Ark’s New Steam Achievements Could Be So Much Better

Ark’s New Steam Achievements Could Be So Much Better

Ark: Survival Evolved is getting some proper achievements on Steam in next week’s big update, most of them pulled directly from the console versions. That’s great, kind of. As much as I love this dinosaur-themed survival time waster, it can lack direction, and achievements can give a bit of direction to an open-ended sandbox game. But Ark‘s achievements are pretty blah.

One of my biggest problems with Ark is its mid-game slump. By the time you’re halfway to the Level 100 mark, you’ll likely have unlocked all the game’s genuinely useful core equipment (with just the fancy-pants upper-tier variants to go), and you’ll probably have enough decent creatures to get around the map mostly unscathed. There is not, until the higher levels at least, an awful lot to do. This isn’t so much of a concern on PvP servers, where you have the constant distraction of having your crap messed with, but it’s certainly an issue in single-player and PvE.

Ever wondered why PvE bases have all the aesthetic restraint of a Las Vegas casino? It’s because — other than grinding a few caves, breeding the crap out of dinosaurs, and furiously expanding your base like some kind of prehistoric Winchester Mystery House — there aren’t a lot of in-built activities to keep mid-level solo and PvE players amused, which is where well-designed achievements would be an enormous boon.

Ark’s New Steam Achievements Could Be So Much Better

One of my favourite old-school features of Ark was that you used to receive a special commemorative dossier every time you tamed a creature. It was like catching ’em all in Pokemon, a secondary incentive to tame every animal that gave the game a bit more of an overarching goal. That system was eventually replaced by dossiers that were scattered across the map, presumably intended to add a bit more substance but ultimately too divorced from the game’s central mechanics.

Good game achievements are like that dossier feature, encouraging and incentivising you to think about, explore and exploit a game in interesting ways. Less interesting are the ones that Ark has adopted: They’re divorced from the core of the game, merely ticking off inevitable milestones.

These achievements, which replace the event-specific ones Steam had previously, range from the very straightforward (“Tame a dinosaur”, “Ride a dinosaur”, “Survive a full day and night”) to the far more involved (“Unlock all achievements”, “Reach the maximum survivor level”. “Defeat Ark‘s third Guardian”).

But they completely fail to exploit the awesome unpredictability of Ark‘s sandbox game, one loaded with scope for experimental tinkering.

Ark’s New Steam Achievements Could Be So Much Better

My favourite game achievements are the ones from Valve’s Orange Box, which largely build their challenges around exploiting familiar gameplay mechanics in new and creative ways: “Kill 30 enemies with thrown physics objects”, “Kill an enemy with a toilet”. To this day, my proudest gaming moment is carrying that damn gnome from the start of Half-Life 2: Episode 2 all the way to the rocket at the end.
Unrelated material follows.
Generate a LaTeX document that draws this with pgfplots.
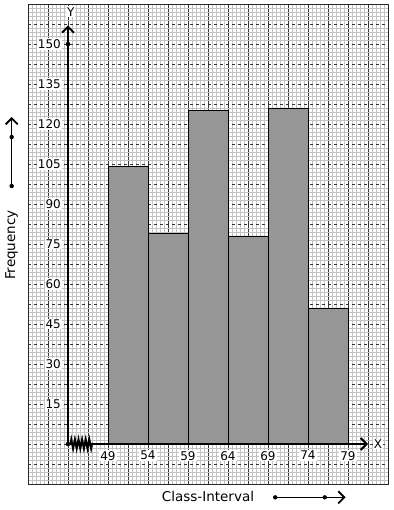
\documentclass[border=0pt]{standalone}
\usepackage{fontspec}
\setmainfont{DejaVu Sans}
\usepackage{pgfplots}
\pgfplotsset{compat=1.18}
\usetikzlibrary{arrows.meta,decorations.pathmorphing}
\definecolor{barg}{HTML}{969696}
\begin{document}
\begin{tikzpicture}
\begin{axis}[
 name=ax,
 scale only axis, width=360pt, height=480pt,
 xmin=39, xmax=84, ymin=-15, ymax=165,
 xtick={39,41.5,...,84}, ytick={-15,-7.5,...,165},
 minor x tick num=4, minor y tick num=4,
 xticklabels={}, yticklabels={},
 grid=both,
 minor grid style={black!24, line width=0.4pt},
 major x grid style={black!80, line width=0.6pt},
 major y grid style={black!80, line width=0.6pt, dashed},
 tick style={draw=none},
 axis line style={black!85, line width=0.8pt},
 clip=false,
 extra x ticks={49,54,59,64,69,74,79},
 extra x tick labels={49,54,59,64,69,74,79},
 extra x tick style={grid=none, tick label style={fill=white, inner sep=1pt, yshift=34pt, font=\fontsize{12}{14}\selectfont}},
 extra y ticks={15,30,45,60,75,90,105,120,135,150},
 extra y tick labels={15,30,45,60,75,90,105,120,135,150},
 extra y tick style={grid=none, tick label style={fill=white, inner sep=1pt, xshift=34pt, font=\fontsize{12}{14}\selectfont}},
]
\addplot[ybar interval, fill=barg, draw=black, line width=0.8pt] coordinates {(49,104) (54,79) (59,125) (64,78) (69,126) (74,51) (79,51)};
\draw[line width=2pt, decorate, decoration={zigzag, segment length=3.6pt, amplitude=4.5pt}] (axis cs:44.3,0) -- (axis cs:47.2,0);
\draw[line width=1.8pt, -{Straight Barb[length=6pt,width=12pt,line width=2pt]}] (axis cs:44,0) -- (axis cs:44,157);
\draw[line width=1.8pt, -{Straight Barb[length=6pt,width=12pt,line width=2pt]}] (axis cs:44,0) -- (axis cs:81.5,0);
\fill (axis cs:44,0) circle (2.3pt);
\fill (axis cs:44,150) circle (2.3pt);
\node[font=\fontsize{12}{14}\selectfont, fill=white, inner sep=1pt] at (axis cs:44.34,162.1) {Y};
\node[font=\fontsize{12}{14}\selectfont, fill=white, inner sep=1pt] at (axis cs:82.75,0) {X};
\node[rotate=90, font=\fontsize{13.5}{16}\selectfont] at (axis cs:36.96,74.6) {Frequency};
\draw[line width=1.6pt, -{Straight Barb[length=6pt,width=12pt,line width=1.8pt]}] (axis cs:36.96,96.75) -- (axis cs:36.96,122.6);
\fill (axis cs:36.96,96.75) circle (2.2pt);
\fill (axis cs:36.96,115.1) circle (2.2pt);
\node[font=\fontsize{13.5}{16}\selectfont] at (axis cs:61.5,-19.76) {Class-Interval};
\draw[line width=1.6pt, -{Straight Barb[length=6pt,width=12pt,line width=1.8pt]}] (axis cs:69.9,-20) -- (axis cs:78.7,-20);
\fill (axis cs:69.9,-20) circle (2.2pt);
\fill (axis cs:76.1,-20) circle (2.2pt);
\end{axis}
\pgfresetboundingbox
\path[use as bounding box] ([shift={(-28pt,-26pt)}]ax.south west) rectangle ([shift={(5pt,4pt)}]ax.north east);
\end{tikzpicture}
\end{document}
It’s a preposterous achievement, but it works because it forces you to look at familiar mechanics with fresh eyes. You need to reconsider your route, your approach to combat, and even your driving, unless you especially want that gnome to go flying out the window, never to be seen again.

These are the kind of achievements that can inject new life into an otherwise spent game, or revitalise an experience when things start to flag, so it’s a shame that Ark‘s achievements are so routine. So much of that mid-game void could be filled with a bit more creativity.

Let’s have achievements that reward your acts of bravery, your reckless stupidity or your pure survival instincts. Let’s have achievements that encourage a sense of adventure: Reward me for finding a way to survive at sea for a month without ever touching land, or for surviving on a purely vegetarian diet. Reward me for poking a giganotosaurus with a stick and living to tell the tale, or for completing the deadliest cave without any pants on.

Or use achievements to incentivise experimenting with Ark’s less popular mechanics. For flying an overburdened quetzal from the northernmost tip of the island to the very south, for instance, or for drawing the ire of 30 eels at once.

Of course, I’m just spitballing here, but if a creative shake of Ark‘s achievements could add a different kind of value to the sandbox experience, wouldn’t that be a lot more fun?